### Aim of the exercise
Repeat, exactly and in full, the lines of the listing below, but without any pictures.

### Extracted data
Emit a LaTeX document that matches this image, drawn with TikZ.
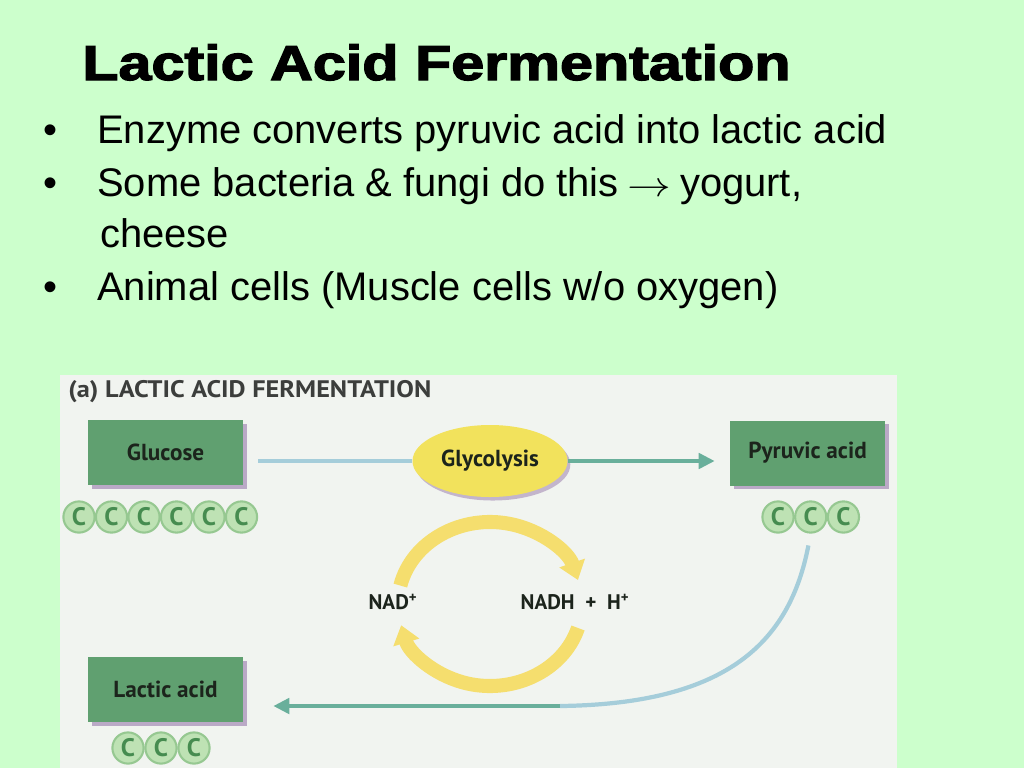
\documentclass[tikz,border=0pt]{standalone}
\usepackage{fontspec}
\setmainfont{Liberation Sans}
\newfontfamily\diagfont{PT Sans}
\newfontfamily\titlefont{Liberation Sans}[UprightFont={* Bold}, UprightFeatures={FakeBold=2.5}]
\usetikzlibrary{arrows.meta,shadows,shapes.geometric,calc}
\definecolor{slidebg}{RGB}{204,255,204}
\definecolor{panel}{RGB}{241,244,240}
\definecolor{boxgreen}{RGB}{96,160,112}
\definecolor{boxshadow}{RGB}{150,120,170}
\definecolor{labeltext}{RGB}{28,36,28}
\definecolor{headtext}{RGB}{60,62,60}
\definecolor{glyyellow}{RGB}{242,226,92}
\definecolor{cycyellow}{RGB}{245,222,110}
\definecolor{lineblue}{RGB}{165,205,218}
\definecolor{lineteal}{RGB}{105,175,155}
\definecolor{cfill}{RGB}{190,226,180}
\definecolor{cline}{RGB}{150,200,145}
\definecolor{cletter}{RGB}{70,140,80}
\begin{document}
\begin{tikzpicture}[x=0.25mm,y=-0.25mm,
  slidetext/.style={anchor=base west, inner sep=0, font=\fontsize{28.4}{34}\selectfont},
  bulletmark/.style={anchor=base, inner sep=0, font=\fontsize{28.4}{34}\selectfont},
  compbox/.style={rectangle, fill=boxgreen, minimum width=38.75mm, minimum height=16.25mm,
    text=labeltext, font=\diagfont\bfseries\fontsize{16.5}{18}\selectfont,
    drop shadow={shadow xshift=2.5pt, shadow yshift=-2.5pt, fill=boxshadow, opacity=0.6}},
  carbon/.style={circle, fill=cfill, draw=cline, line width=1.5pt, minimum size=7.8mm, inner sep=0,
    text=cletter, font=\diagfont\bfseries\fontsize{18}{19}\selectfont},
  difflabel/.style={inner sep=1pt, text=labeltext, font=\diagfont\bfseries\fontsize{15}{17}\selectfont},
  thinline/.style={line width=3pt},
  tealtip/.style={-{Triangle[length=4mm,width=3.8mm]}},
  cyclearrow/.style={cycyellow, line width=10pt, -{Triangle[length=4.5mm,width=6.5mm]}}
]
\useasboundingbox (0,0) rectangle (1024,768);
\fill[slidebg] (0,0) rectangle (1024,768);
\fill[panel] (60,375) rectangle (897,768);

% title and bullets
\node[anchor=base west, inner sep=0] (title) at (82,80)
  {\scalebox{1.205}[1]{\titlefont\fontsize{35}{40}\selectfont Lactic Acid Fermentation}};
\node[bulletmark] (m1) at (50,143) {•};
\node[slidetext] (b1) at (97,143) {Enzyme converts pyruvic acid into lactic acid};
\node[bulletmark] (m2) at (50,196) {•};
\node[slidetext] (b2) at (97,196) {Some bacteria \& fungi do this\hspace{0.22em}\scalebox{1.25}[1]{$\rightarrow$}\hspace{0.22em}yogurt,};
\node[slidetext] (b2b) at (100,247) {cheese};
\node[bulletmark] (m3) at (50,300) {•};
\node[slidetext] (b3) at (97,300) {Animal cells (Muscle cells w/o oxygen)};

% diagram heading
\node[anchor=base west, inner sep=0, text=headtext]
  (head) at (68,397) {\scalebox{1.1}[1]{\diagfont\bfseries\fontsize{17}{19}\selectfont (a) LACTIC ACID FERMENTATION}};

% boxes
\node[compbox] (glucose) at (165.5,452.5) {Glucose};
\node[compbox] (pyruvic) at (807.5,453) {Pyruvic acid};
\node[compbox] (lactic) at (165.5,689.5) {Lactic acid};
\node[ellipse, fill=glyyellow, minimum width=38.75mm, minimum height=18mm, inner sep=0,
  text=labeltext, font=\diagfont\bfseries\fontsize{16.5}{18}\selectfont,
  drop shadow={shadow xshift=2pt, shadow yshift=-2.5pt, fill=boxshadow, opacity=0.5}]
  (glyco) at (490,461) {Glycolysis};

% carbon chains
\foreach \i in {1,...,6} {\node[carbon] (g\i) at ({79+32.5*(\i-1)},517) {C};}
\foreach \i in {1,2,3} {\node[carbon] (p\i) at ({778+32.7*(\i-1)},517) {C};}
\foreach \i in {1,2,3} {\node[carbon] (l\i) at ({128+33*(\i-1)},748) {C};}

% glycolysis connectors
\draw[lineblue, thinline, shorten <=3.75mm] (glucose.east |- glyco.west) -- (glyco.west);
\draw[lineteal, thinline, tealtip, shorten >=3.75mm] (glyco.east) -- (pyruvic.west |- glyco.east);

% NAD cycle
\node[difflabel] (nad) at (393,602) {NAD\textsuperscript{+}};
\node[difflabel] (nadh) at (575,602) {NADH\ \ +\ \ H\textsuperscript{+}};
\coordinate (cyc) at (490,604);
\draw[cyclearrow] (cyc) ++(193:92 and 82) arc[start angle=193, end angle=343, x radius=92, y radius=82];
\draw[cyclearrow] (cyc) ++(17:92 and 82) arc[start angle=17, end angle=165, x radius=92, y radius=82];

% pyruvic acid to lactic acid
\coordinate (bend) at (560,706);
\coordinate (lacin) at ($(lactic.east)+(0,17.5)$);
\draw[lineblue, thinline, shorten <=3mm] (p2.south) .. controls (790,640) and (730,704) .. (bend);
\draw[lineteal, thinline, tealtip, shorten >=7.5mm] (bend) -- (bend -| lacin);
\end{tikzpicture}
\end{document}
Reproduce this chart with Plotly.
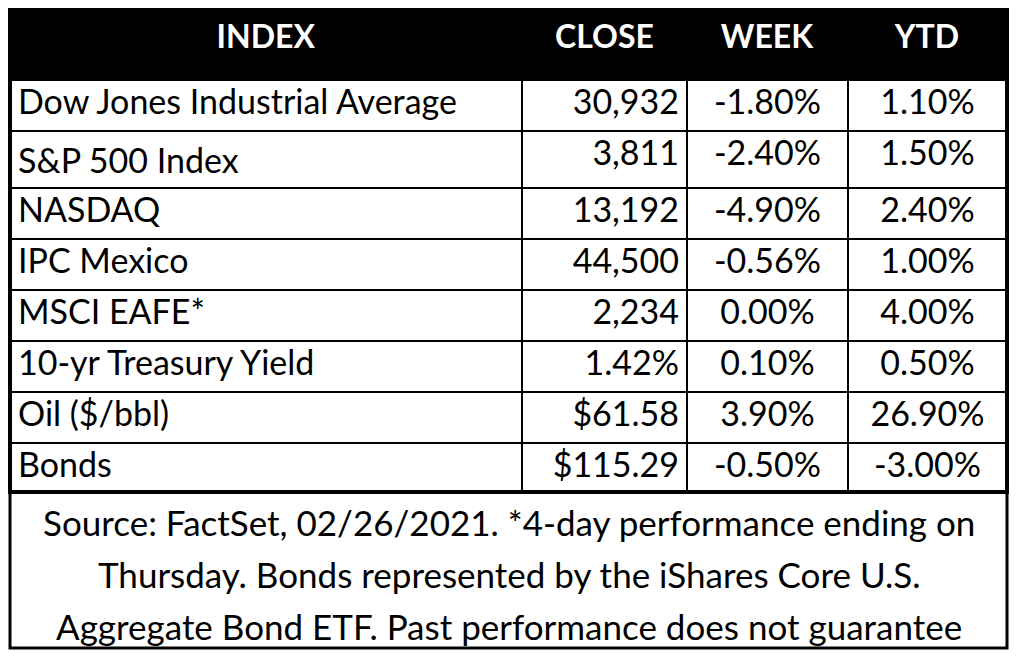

### Task result
Emit a LaTeX document that matches this image, drawn with TikZ.
\documentclass[tikz,border=0pt]{standalone}
\usepackage{fontspec}
\setmainfont{Liberation Sans}
\newfontfamily\diagfont{PT Sans}
\newfontfamily\titlefont{Liberation Sans}[UprightFont={* Bold}, UprightFeatures={FakeBold=2.5}]
\usetikzlibrary{arrows.meta,shadows,shapes.geometric,calc}
\definecolor{slidebg}{RGB}{204,255,204}
\definecolor{panel}{RGB}{241,244,240}
\definecolor{boxgreen}{RGB}{96,160,112}
\definecolor{boxshadow}{RGB}{150,120,170}
\definecolor{labeltext}{RGB}{28,36,28}
\definecolor{headtext}{RGB}{60,62,60}
\definecolor{glyyellow}{RGB}{242,226,92}
\definecolor{cycyellow}{RGB}{245,222,110}
\definecolor{lineblue}{RGB}{165,205,218}
\definecolor{lineteal}{RGB}{105,175,155}
\definecolor{cfill}{RGB}{190,226,180}
\definecolor{cline}{RGB}{150,200,145}
\definecolor{cletter}{RGB}{70,140,80}
\begin{document}
\begin{tikzpicture}[x=0.25mm,y=-0.25mm,
  slidetext/.style={anchor=base west, inner sep=0, font=\fontsize{28.4}{34}\selectfont},
  bulletmark/.style={anchor=base, inner sep=0, font=\fontsize{28.4}{34}\selectfont},
  compbox/.style={rectangle, fill=boxgreen, minimum width=38.75mm, minimum height=16.25mm,
    text=labeltext, font=\diagfont\bfseries\fontsize{16.5}{18}\selectfont,
    drop shadow={shadow xshift=2.5pt, shadow yshift=-2.5pt, fill=boxshadow, opacity=0.6}},
  carbon/.style={circle, fill=cfill, draw=cline, line width=1.5pt, minimum size=7.8mm, inner sep=0,
    text=cletter, font=\diagfont\bfseries\fontsize{18}{19}\selectfont},
  difflabel/.style={inner sep=1pt, text=labeltext, font=\diagfont\bfseries\fontsize{15}{17}\selectfont},
  thinline/.style={line width=3pt},
  tealtip/.style={-{Triangle[length=4mm,width=3.8mm]}},
  cyclearrow/.style={cycyellow, line width=10pt, -{Triangle[length=4.5mm,width=6.5mm]}}
]
\useasboundingbox (0,0) rectangle (1024,768);
\fill[slidebg] (0,0) rectangle (1024,768);
\fill[panel] (60,375) rectangle (897,768);

% title and bullets
\node[anchor=base west, inner sep=0] (title) at (82,80)
  {\scalebox{1.205}[1]{\titlefont\fontsize{35}{40}\selectfont Lactic Acid Fermentation}};
\node[bulletmark] (m1) at (50,143) {•};
\node[slidetext] (b1) at (97,143) {Enzyme converts pyruvic acid into lactic acid};
\node[bulletmark] (m2) at (50,196) {•};
\node[slidetext] (b2) at (97,196) {Some bacteria \& fungi do this\hspace{0.22em}\scalebox{1.25}[1]{$\rightarrow$}\hspace{0.22em}yogurt,};
\node[slidetext] (b2b) at (100,247) {cheese};
\node[bulletmark] (m3) at (50,300) {•};
\node[slidetext] (b3) at (97,300) {Animal cells (Muscle cells w/o oxygen)};

% diagram heading
\node[anchor=base west, inner sep=0, text=headtext]
  (head) at (68,397) {\scalebox{1.1}[1]{\diagfont\bfseries\fontsize{17}{19}\selectfont (a) LACTIC ACID FERMENTATION}};

% boxes
\node[compbox] (glucose) at (165.5,452.5) {Glucose};
\node[compbox] (pyruvic) at (807.5,453) {Pyruvic acid};
\node[compbox] (lactic) at (165.5,689.5) {Lactic acid};
\node[ellipse, fill=glyyellow, minimum width=38.75mm, minimum height=18mm, inner sep=0,
  text=labeltext, font=\diagfont\bfseries\fontsize{16.5}{18}\selectfont,
  drop shadow={shadow xshift=2pt, shadow yshift=-2.5pt, fill=boxshadow, opacity=0.5}]
  (glyco) at (490,461) {Glycolysis};

% carbon chains
\foreach \i in {1,...,6} {\node[carbon] (g\i) at ({79+32.5*(\i-1)},517) {C};}
\foreach \i in {1,2,3} {\node[carbon] (p\i) at ({778+32.7*(\i-1)},517) {C};}
\foreach \i in {1,2,3} {\node[carbon] (l\i) at ({128+33*(\i-1)},748) {C};}

% glycolysis connectors
\draw[lineblue, thinline, shorten <=3.75mm] (glucose.east |- glyco.west) -- (glyco.west);
\draw[lineteal, thinline, tealtip, shorten >=3.75mm] (glyco.east) -- (pyruvic.west |- glyco.east);

% NAD cycle
\node[difflabel] (nad) at (393,602) {NAD\textsuperscript{+}};
\node[difflabel] (nadh) at (575,602) {NADH\ \ +\ \ H\textsuperscript{+}};
\coordinate (cyc) at (490,604);
\draw[cyclearrow] (cyc) ++(193:92 and 82) arc[start angle=193, end angle=343, x radius=92, y radius=82];
\draw[cyclearrow] (cyc) ++(17:92 and 82) arc[start angle=17, end angle=165, x radius=92, y radius=82];

% pyruvic acid to lactic acid
\coordinate (bend) at (560,706);
\coordinate (lacin) at ($(lactic.east)+(0,17.5)$);
\draw[lineblue, thinline, shorten <=3mm] (p2.south) .. controls (790,640) and (730,704) .. (bend);
\draw[lineteal, thinline, tealtip, shorten >=7.5mm] (bend) -- (bend -| lacin);
\end{tikzpicture}
\end{document}
Reproduce this chart with Plotly.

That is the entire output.